## start Materials provided

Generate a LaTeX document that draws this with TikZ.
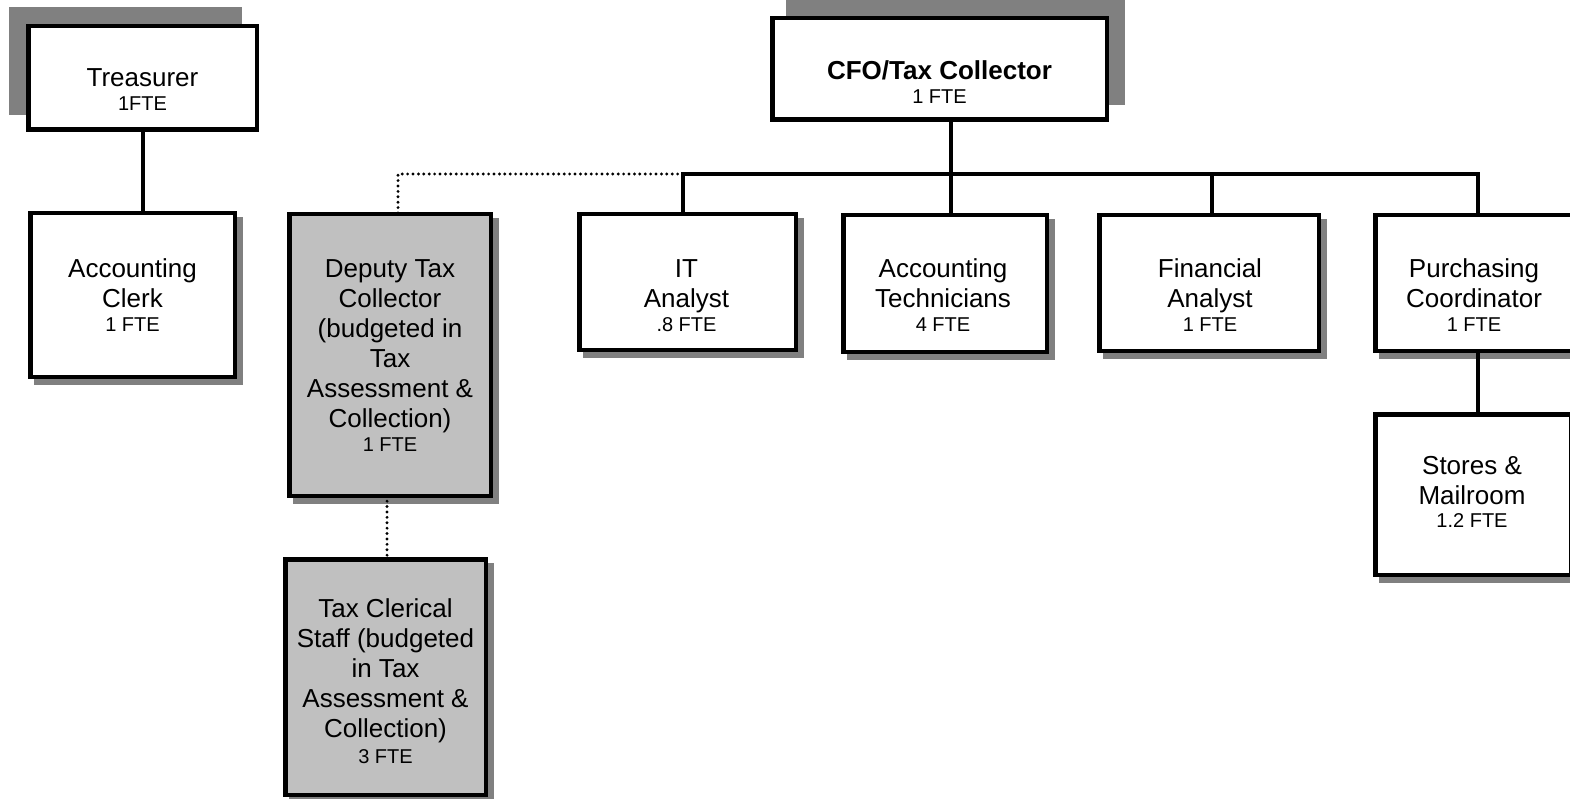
\documentclass[tikz,border=0pt]{standalone}
\usepackage{fontspec}
\setmainfont{Liberation Sans}
\definecolor{shadowgray}{HTML}{808080}
\definecolor{boxgray}{HTML}{C0C0C0}
\newcommand\mainf{\fontsize{26}{30}\selectfont}
\newcommand\ftef{\fontsize{20}{30}\selectfont}
\pgfdeclarelayer{bg}
\pgfsetlayers{bg,main}
\begin{document}
\begin{tikzpicture}[x=1pt,y=-1pt,
  orgbox/.style={draw, line width=4.5pt, outer sep=0pt, inner sep=0pt, fill=white},
  graybox/.style={orgbox, fill=boxgray},
  txt/.style={anchor=north, align=center, inner sep=0pt, outer sep=0pt, font=\mainf},
  conn/.style={line width=4pt, line join=miter},
  dots/.style={line width=3.2pt, line cap=round, dash pattern=on 0pt off 5.4pt},
  shd/.style={fill=shadowgray}]
\useasboundingbox (0,0) rectangle (1570,799);
\clip (0,0) rectangle (1570,799);

% boxes
\node[orgbox, minimum width=228.5pt, minimum height=103.5pt] (treas) at (142.5,78) {};
\node[orgbox, minimum width=204.5pt, minimum height=163.5pt] (clerk) at (132.5,295) {};
\node[orgbox, minimum width=334.5pt, minimum height=101.5pt] (cfo) at (939.5,69) {};
\node[graybox, minimum width=201.5pt, minimum height=281.5pt] (deputy) at (390,355) {};
\node[graybox, minimum width=200.5pt, minimum height=235.5pt] (taxcl) at (385.5,677) {};
\node[orgbox, minimum width=216.5pt, minimum height=135.5pt] (it) at (687.5,282) {};
\node[orgbox, minimum width=203.5pt, minimum height=136.5pt] (tech) at (945,283.5) {};
\node[orgbox, minimum width=219.5pt, minimum height=135.5pt] (fin) at (1209,283) {};
\node[orgbox, minimum width=197.5pt, minimum height=135.5pt] (purch) at (1474,283) {};
\node[orgbox, minimum width=195.5pt, minimum height=160.5pt] (stores) at (1473,494.5) {};

% texts
\node[txt] (treasT) at (142.5,66.5) {\rule{0pt}{20pt}Treasurer\\[-5.5pt]\ftef 1FTE};
\node[txt] (cfoT) at (939.5,59.5) {\rule{0pt}{20pt}\bfseries CFO/Tax Collector\\[-5.5pt]\ftef\mdseries 1 FTE};
\node[txt] (clerkT) at (132.5,257) {\rule{0pt}{20pt}Accounting\\Clerk\\[-5.5pt]\ftef 1 FTE};
\node[txt] (deputyT) at (390,257) {\rule{0pt}{20pt}Deputy Tax\\Collector\\(budgeted in\\Tax\\Assessment \&\\Collection)\\[-5.5pt]\ftef 1 FTE};
\node[txt] (taxclT) at (385.5,597.5) {\rule{0pt}{20pt}Tax Clerical\\Staff (budgeted\\in Tax\\Assessment \&\\Collection)\\[-4pt]\ftef 3 FTE};
\node[txt] (itT) at (686.5,257) {\rule{0pt}{20pt}IT\\Analyst\\[-5.5pt]\ftef .8 FTE};
\node[txt] (techT) at (943,257) {\rule{0pt}{20pt}Accounting\\Technicians\\[-5.5pt]\ftef 4 FTE};
\node[txt] (finT) at (1210,257) {\rule{0pt}{20pt}Financial\\Analyst\\[-5.5pt]\ftef 1 FTE};
\node[txt] (purchT) at (1474,257) {\rule{0pt}{20pt}Purchasing\\Coordinator\\[-5.5pt]\ftef 1 FTE};
\node[txt] (storesT) at (1472,454.5) {\rule{0pt}{20pt}Stores \&\\Mailroom\\[-7.5pt]\ftef 1.2 FTE};

% shadows
\begin{pgfonlayer}{bg}
  \fill[shd] ([shift={(-19.25,-19.25)}]treas.north west) rectangle ([shift={(-14.75,-14.75)}]treas.south east);
  \fill[shd] ([shift={(13.75,-19.25)}]cfo.north west) rectangle ([shift={(18.25,-14.75)}]cfo.south east);
  \foreach \n in {clerk,deputy,taxcl,it,tech,fin,purch,stores}
    \fill[shd] ([shift={(3.75,3.75)}]\n.north west) rectangle ([shift={(8.25,8.25)}]\n.south east);
\end{pgfonlayer}

% connectors
\coordinate (busL) at (683,174);
\coordinate (busC) at (951,174);
\coordinate (busF) at (1212,174);
\coordinate (busR) at (1478,174);
\coordinate (dotL) at (398,174);
\coordinate (dotD) at (387,528);

\draw[conn] (treas.south) -- (treas.south |- clerk.north);
\draw[conn] (cfo.south -| busC) -- (busC |- tech.north);
\draw[conn] (busL |- it.north) -- (busL) -- (busR) -- (busR |- purch.north);
\draw[conn] (busF) -- (busF |- fin.north);
\draw[conn] (purch.south -| busR) -- (busR |- stores.north);
\draw[dots] (busL) -- (dotL) -- (dotL |- deputy.north);
\draw[dots] (deputy.south -| dotD) -- (dotD |- taxcl.north);
\end{tikzpicture}
\end{document}
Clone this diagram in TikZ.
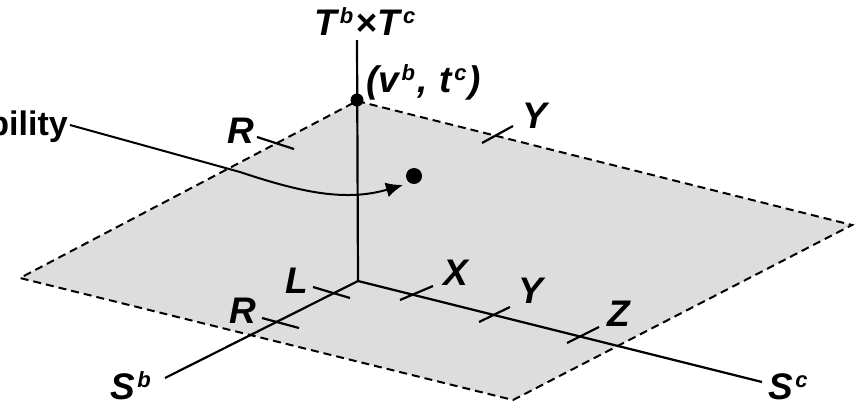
\documentclass[tikz,border=0pt]{standalone}
\usepackage{fontspec}
\setmainfont{Liberation Sans}
\usetikzlibrary{arrows.meta}
\definecolor{planegray}{RGB}{221,221,221}
\newcommand{\sprs}[1]{\kern2.5pt\raisebox{12pt}{\fontsize{22}{22}\selectfont #1}\kern2pt}
\tikzset{
  axis/.style={line width=2.2pt},
  edge/.style={line width=2pt, dash pattern=on 8pt off 5pt},
  tick/.style={line width=2.2pt},
  lbl/.style={font=\fontsize{37}{40}\selectfont\bfseries\itshape, inner sep=0pt, anchor=base},
  dotnode/.style={circle, fill=black, inner sep=0pt},
}
\begin{document}
\begin{tikzpicture}[x=1pt,y=-1pt]
\clip (0,0) rectangle (861,408);
% plane corners
\coordinate (P1) at (357,101);
\coordinate (P2) at (852,225);
\coordinate (P3) at (513,400);
\coordinate (P4) at (20,278);
\fill[planegray] (P1) -- (P2) -- (P3) -- (P4) -- cycle;
\draw[edge] (P1) -- (P2) -- (P3) -- (P4) -- cycle;
% axes
\coordinate (O) at (358,281);
\coordinate (Vt) at (357,40);
\coordinate (Sbe) at (165,378);
\coordinate (Sce) at (762,382);
\draw[axis] (Vt) -- (O);
\draw[axis] (O) -- (Sbe);
\draw[axis] (O) -- (Sce);
% ticks
\coordinate (tL1) at (313,287); \coordinate (tL2) at (350,298);
\coordinate (tR1) at (262,318); \coordinate (tR2) at (299,328);
\coordinate (tX1) at (400,300); \coordinate (tX2) at (433,286);
\coordinate (tY1) at (479,322); \coordinate (tY2) at (510,307);
\coordinate (tZ1) at (567,343); \coordinate (tZ2) at (599,327);
\coordinate (tRu1) at (257,137); \coordinate (tRu2) at (294,149);
\coordinate (tYu1) at (482,143); \coordinate (tYu2) at (513,126);
\foreach \a/\b in {tL1/tL2,tR1/tR2,tX1/tX2,tY1/tY2,tZ1/tZ2,tRu1/tRu2,tYu1/tYu2}
  \draw[tick] (\a) -- (\b);
% labels
\node[lbl] (lL) at (297,293) {L};
\node[lbl] (lR) at (243,323) {R};
\node[lbl] (lX) at (456,285) {X};
\node[lbl] (lY) at (531,303) {Y};
\node[lbl] (lZ) at (619,326) {Z};
\node[lbl] (lRu) at (241,143) {R};
\node[lbl] (lYu) at (535,128) {Y};
\node[lbl, anchor=base west] (lSb) at (110,399) {S\sprs{b}};
\node[lbl, anchor=base west] (lSc) at (768,399) {S\sprs{c}};
\node[lbl] (lT) at (366,35) {T\sprs{b}×\kern1pt T\sprs{c}};
\node[lbl, anchor=base west] (lvt) at (366,92) {(v\sprs{b}, \kern2pt t\sprs{c})};
\node[lbl, anchor=base east, font=\fontsize{34}{38}\selectfont\bfseries] (prob) at (68,135) {Probability};
% dots
\node[dotnode, minimum size=13pt] (d1) at (357,100) {};
\node[dotnode, minimum size=16pt] (d2) at (414,176) {};
% arrow
\coordinate (cs) at (70,125);
\coordinate (tip) at (403,185);
\draw[line width=2pt, -{Latex[length=17pt,width=15pt]}] (cs) -- (240,172) .. controls (300,192) and (345,202) .. (tip);
\end{tikzpicture}
\end{document}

## end Materials provided

### Given request:
Repeat the listing above exactly from its first line to the line containing "minimum width=195.5pt, minimum", both included, and omit the pictures.

### Exercise result:
Generate a LaTeX document that draws this with TikZ.
\documentclass[tikz,border=0pt]{standalone}
\usepackage{fontspec}
\setmainfont{Liberation Sans}
\definecolor{shadowgray}{HTML}{808080}
\definecolor{boxgray}{HTML}{C0C0C0}
\newcommand\mainf{\fontsize{26}{30}\selectfont}
\newcommand\ftef{\fontsize{20}{30}\selectfont}
\pgfdeclarelayer{bg}
\pgfsetlayers{bg,main}
\begin{document}
\begin{tikzpicture}[x=1pt,y=-1pt,
  orgbox/.style={draw, line width=4.5pt, outer sep=0pt, inner sep=0pt, fill=white},
  graybox/.style={orgbox, fill=boxgray},
  txt/.style={anchor=north, align=center, inner sep=0pt, outer sep=0pt, font=\mainf},
  conn/.style={line width=4pt, line join=miter},
  dots/.style={line width=3.2pt, line cap=round, dash pattern=on 0pt off 5.4pt},
  shd/.style={fill=shadowgray}]
\useasboundingbox (0,0) rectangle (1570,799);
\clip (0,0) rectangle (1570,799);

% boxes
\node[orgbox, minimum width=228.5pt, minimum height=103.5pt] (treas) at (142.5,78) {};
\node[orgbox, minimum width=204.5pt, minimum height=163.5pt] (clerk) at (132.5,295) {};
\node[orgbox, minimum width=334.5pt, minimum height=101.5pt] (cfo) at (939.5,69) {};
\node[graybox, minimum width=201.5pt, minimum height=281.5pt] (deputy) at (390,355) {};
\node[graybox, minimum width=200.5pt, minimum height=235.5pt] (taxcl) at (385.5,677) {};
\node[orgbox, minimum width=216.5pt, minimum height=135.5pt] (it) at (687.5,282) {};
\node[orgbox, minimum width=203.5pt, minimum height=136.5pt] (tech) at (945,283.5) {};
\node[orgbox, minimum width=219.5pt, minimum height=135.5pt] (fin) at (1209,283) {};
\node[orgbox, minimum width=197.5pt, minimum height=135.5pt] (purch) at (1474,283) {};
\node[orgbox, minimum width=195.5pt, minimum height=160.5pt] (stores) at (1473,494.5) {};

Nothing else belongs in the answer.